アートに乾杯! ラファエロ vs ゴヤ
ゴヤの‘裸のマハ(上)’(1800年) ‘着衣のマハ(下)’(1805年)
梅雨に入ったこの時期に秋の展覧会の話をするのはまだ早いのだが、プラド美から西洋美にやってくるゴヤ(1746~1826)の‘着衣のマハ’とこの絵に関連してふと気づいたことを少しばかり。
すでにできあがっている‘ゴヤ展’(10/22~1/29)のチラシをみると、流石、西洋美と唸らせるものが入っている。大ホームランの‘着衣のマハ’のほかにクリーンヒットが2本。1月のプラド美感想記(拙ブログ2/17)でもとりあげた‘ホベリャーノスの肖像’と‘自画像’。ふたをあけてみたらほかにもいい作品があるような気がする。とても楽しみ。

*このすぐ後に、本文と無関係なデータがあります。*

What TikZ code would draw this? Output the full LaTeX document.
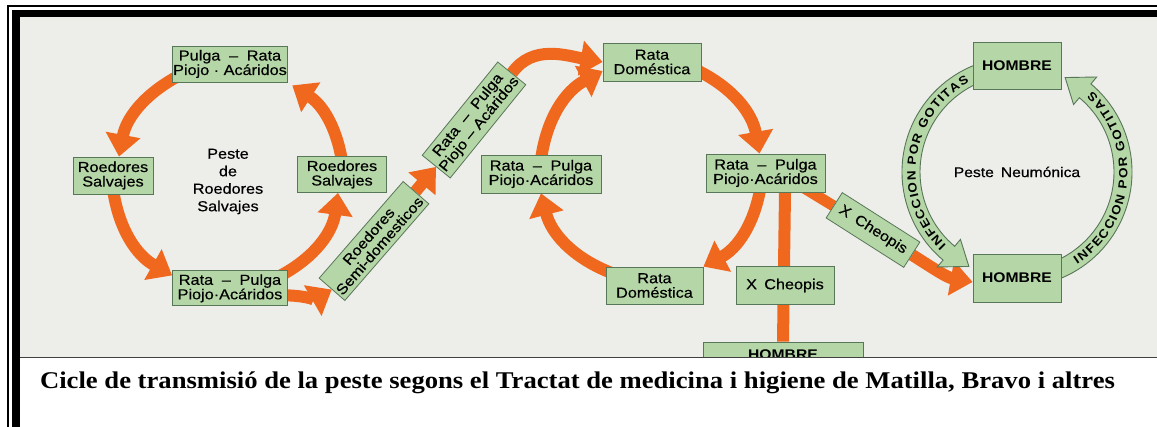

現地で‘裸のマハ’と‘着衣のマハ’を久しぶりにみたあと、日本に帰りマハのモデルとなった女性や作品が描かれた経緯などについてレビューしてみた。そして、その余禄として美術本の図版をサーフィンしていたら、マハの絵と響き合う絵にふと気がついた。それはラファエロ(1483~1520)が描いた‘ラ・フォルナリーナ’(ローマ バルベリーニ宮国立古代美)と‘ヴェールをかぶった婦人’(フィレンツェ ピッティ美)
ゴヤに先立つこと285年くらい前、ラファエロはマハの2つの絵を連想させる絵を描いていた! 勝手に名前を変えさせてもらうと‘裸のフォルナリーナ’と‘着衣のフォルナリーナ’。ご存知のようにフォルナリーナは‘パン屋の娘’の意味。‘裸のフォルナリーナ’の腕輪には‘ウルビーノのラファエロ’と書かれている。ムム、こりゃ、なんじゃい!?ラファエロは愛する女性を美しく描くだけでは足りず、思いをこめた文字まで描き込んだ。
これと同じことを実はゴヤもやっている。‘黒衣のアルバ女公爵’(1797年)でゴヤと恋仲にあったアルバ女公爵が指さす先にはなんと‘ソロゴヤ(ゴヤだけ)’の文字が。ラファエロとゴヤをつなぐ糸がみえてきた。となると、おおいに妄想したくなる。ゴヤは2枚のマハを描くとき、ラファエロの絵が頭のなかにあったのではないかと。